Set problem: Write out the listing beneath this instruction in its entirety, exactly as it reads.

Supplied information:
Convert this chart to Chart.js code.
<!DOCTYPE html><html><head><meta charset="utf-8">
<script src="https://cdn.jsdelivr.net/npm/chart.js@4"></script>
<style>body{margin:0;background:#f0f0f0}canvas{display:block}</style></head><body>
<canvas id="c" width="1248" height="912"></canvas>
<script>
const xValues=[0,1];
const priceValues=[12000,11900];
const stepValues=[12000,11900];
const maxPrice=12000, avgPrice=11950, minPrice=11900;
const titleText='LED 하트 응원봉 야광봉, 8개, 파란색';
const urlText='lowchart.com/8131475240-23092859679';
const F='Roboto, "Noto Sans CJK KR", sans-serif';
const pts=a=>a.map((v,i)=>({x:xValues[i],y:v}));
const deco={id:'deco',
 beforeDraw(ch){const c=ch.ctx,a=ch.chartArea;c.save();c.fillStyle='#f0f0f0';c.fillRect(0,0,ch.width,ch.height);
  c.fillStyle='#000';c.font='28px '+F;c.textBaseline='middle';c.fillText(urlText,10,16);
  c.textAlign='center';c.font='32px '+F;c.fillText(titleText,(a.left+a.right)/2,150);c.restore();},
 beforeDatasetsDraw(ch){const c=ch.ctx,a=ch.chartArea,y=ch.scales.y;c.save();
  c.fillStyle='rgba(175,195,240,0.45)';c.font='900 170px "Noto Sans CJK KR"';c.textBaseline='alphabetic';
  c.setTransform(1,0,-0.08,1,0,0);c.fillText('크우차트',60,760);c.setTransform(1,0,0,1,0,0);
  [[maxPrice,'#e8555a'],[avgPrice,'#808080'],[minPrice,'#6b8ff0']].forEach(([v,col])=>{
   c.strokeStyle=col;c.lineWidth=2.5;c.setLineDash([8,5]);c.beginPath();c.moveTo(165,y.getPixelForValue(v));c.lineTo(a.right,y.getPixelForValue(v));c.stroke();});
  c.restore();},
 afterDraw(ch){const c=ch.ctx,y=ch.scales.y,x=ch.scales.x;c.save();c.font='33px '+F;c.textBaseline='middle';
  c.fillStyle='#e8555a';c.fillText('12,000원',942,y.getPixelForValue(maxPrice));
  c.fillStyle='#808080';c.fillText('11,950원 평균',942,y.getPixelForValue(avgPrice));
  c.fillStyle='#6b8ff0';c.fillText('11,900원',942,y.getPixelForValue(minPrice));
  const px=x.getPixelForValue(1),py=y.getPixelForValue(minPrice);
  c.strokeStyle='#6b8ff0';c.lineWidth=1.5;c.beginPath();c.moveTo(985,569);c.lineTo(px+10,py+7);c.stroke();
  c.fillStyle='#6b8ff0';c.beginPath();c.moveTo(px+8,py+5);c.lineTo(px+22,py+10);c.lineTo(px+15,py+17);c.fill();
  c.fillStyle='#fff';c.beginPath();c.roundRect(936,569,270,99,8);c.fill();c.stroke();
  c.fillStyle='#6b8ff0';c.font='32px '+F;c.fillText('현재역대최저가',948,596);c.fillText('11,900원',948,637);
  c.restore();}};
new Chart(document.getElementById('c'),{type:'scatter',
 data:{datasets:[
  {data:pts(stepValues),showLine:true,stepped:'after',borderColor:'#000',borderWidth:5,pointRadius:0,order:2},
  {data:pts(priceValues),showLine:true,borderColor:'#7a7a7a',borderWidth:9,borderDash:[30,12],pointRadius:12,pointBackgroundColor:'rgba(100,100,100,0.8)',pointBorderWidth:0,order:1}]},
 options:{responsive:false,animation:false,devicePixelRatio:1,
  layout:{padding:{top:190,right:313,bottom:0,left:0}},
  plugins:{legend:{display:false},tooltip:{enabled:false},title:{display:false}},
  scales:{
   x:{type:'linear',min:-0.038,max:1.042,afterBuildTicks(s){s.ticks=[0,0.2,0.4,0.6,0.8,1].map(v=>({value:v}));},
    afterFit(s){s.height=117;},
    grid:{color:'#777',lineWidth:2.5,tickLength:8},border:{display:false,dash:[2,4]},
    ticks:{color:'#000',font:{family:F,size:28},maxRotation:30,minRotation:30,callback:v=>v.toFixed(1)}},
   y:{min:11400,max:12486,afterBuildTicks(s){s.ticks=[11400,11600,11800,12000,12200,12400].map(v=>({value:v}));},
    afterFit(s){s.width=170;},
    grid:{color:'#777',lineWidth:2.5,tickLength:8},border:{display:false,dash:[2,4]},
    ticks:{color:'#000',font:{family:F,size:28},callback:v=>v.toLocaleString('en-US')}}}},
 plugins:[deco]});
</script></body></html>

Task response:
Convert this chart to Chart.js code.
<!DOCTYPE html><html><head><meta charset="utf-8">
<script src="https://cdn.jsdelivr.net/npm/chart.js@4"></script>
<style>body{margin:0;background:#f0f0f0}canvas{display:block}</style></head><body>
<canvas id="c" width="1248" height="912"></canvas>
<script>
const xValues=[0,1];
const priceValues=[12000,11900];
const stepValues=[12000,11900];
const maxPrice=12000, avgPrice=11950, minPrice=11900;
const titleText='LED 하트 응원봉 야광봉, 8개, 파란색';
const urlText='lowchart.com/8131475240-23092859679';
const F='Roboto, "Noto Sans CJK KR", sans-serif';
const pts=a=>a.map((v,i)=>({x:xValues[i],y:v}));
const deco={id:'deco',
 beforeDraw(ch){const c=ch.ctx,a=ch.chartArea;c.save();c.fillStyle='#f0f0f0';c.fillRect(0,0,ch.width,ch.height);
  c.fillStyle='#000';c.font='28px '+F;c.textBaseline='middle';c.fillText(urlText,10,16);
  c.textAlign='center';c.font='32px '+F;c.fillText(titleText,(a.left+a.right)/2,150);c.restore();},
 beforeDatasetsDraw(ch){const c=ch.ctx,a=ch.chartArea,y=ch.scales.y;c.save();
  c.fillStyle='rgba(175,195,240,0.45)';c.font='900 170px "Noto Sans CJK KR"';c.textBaseline='alphabetic';
  c.setTransform(1,0,-0.08,1,0,0);c.fillText('크우차트',60,760);c.setTransform(1,0,0,1,0,0);
  [[maxPrice,'#e8555a'],[avgPrice,'#808080'],[minPrice,'#6b8ff0']].forEach(([v,col])=>{
   c.strokeStyle=col;c.lineWidth=2.5;c.setLineDash([8,5]);c.beginPath();c.moveTo(165,y.getPixelForValue(v));c.lineTo(a.right,y.getPixelForValue(v));c.stroke();});
  c.restore();},
 afterDraw(ch){const c=ch.ctx,y=ch.scales.y,x=ch.scales.x;c.save();c.font='33px '+F;c.textBaseline='middle';
  c.fillStyle='#e8555a';c.fillText('12,000원',942,y.getPixelForValue(maxPrice));
  c.fillStyle='#808080';c.fillText('11,950원 평균',942,y.getPixelForValue(avgPrice));
  c.fillStyle='#6b8ff0';c.fillText('11,900원',942,y.getPixelForValue(minPrice));
  const px=x.getPixelForValue(1),py=y.getPixelForValue(minPrice);
  c.strokeStyle='#6b8ff0';c.lineWidth=1.5;c.beginPath();c.moveTo(985,569);c.lineTo(px+10,py+7);c.stroke();
  c.fillStyle='#6b8ff0';c.beginPath();c.moveTo(px+8,py+5);c.lineTo(px+22,py+10);c.lineTo(px+15,py+17);c.fill();
  c.fillStyle='#fff';c.beginPath();c.roundRect(936,569,270,99,8);c.fill();c.stroke();
  c.fillStyle='#6b8ff0';c.font='32px '+F;c.fillText('현재역대최저가',948,596);c.fillText('11,900원',948,637);
  c.restore();}};
new Chart(document.getElementById('c'),{type:'scatter',
 data:{datasets:[
  {data:pts(stepValues),showLine:true,stepped:'after',borderColor:'#000',borderWidth:5,pointRadius:0,order:2},
  {data:pts(priceValues),showLine:true,borderColor:'#7a7a7a',borderWidth:9,borderDash:[30,12],pointRadius:12,pointBackgroundColor:'rgba(100,100,100,0.8)',pointBorderWidth:0,order:1}]},
 options:{responsive:false,animation:false,devicePixelRatio:1,
  layout:{padding:{top:190,right:313,bottom:0,left:0}},
  plugins:{legend:{display:false},tooltip:{enabled:false},title:{display:false}},
  scales:{
   x:{type:'linear',min:-0.038,max:1.042,afterBuildTicks(s){s.ticks=[0,0.2,0.4,0.6,0.8,1].map(v=>({value:v}));},
    afterFit(s){s.height=117;},
    grid:{color:'#777',lineWidth:2.5,tickLength:8},border:{display:false,dash:[2,4]},
    ticks:{color:'#000',font:{family:F,size:28},maxRotation:30,minRotation:30,callback:v=>v.toFixed(1)}},
   y:{min:11400,max:12486,afterBuildTicks(s){s.ticks=[11400,11600,11800,12000,12200,12400].map(v=>({value:v}));},
    afterFit(s){s.width=170;},
    grid:{color:'#777',lineWidth:2.5,tickLength:8},border:{display:false,dash:[2,4]},
    ticks:{color:'#000',font:{family:F,size:28},callback:v=>v.toLocaleString('en-US')}}}},
 plugins:[deco]});
</script></body></html>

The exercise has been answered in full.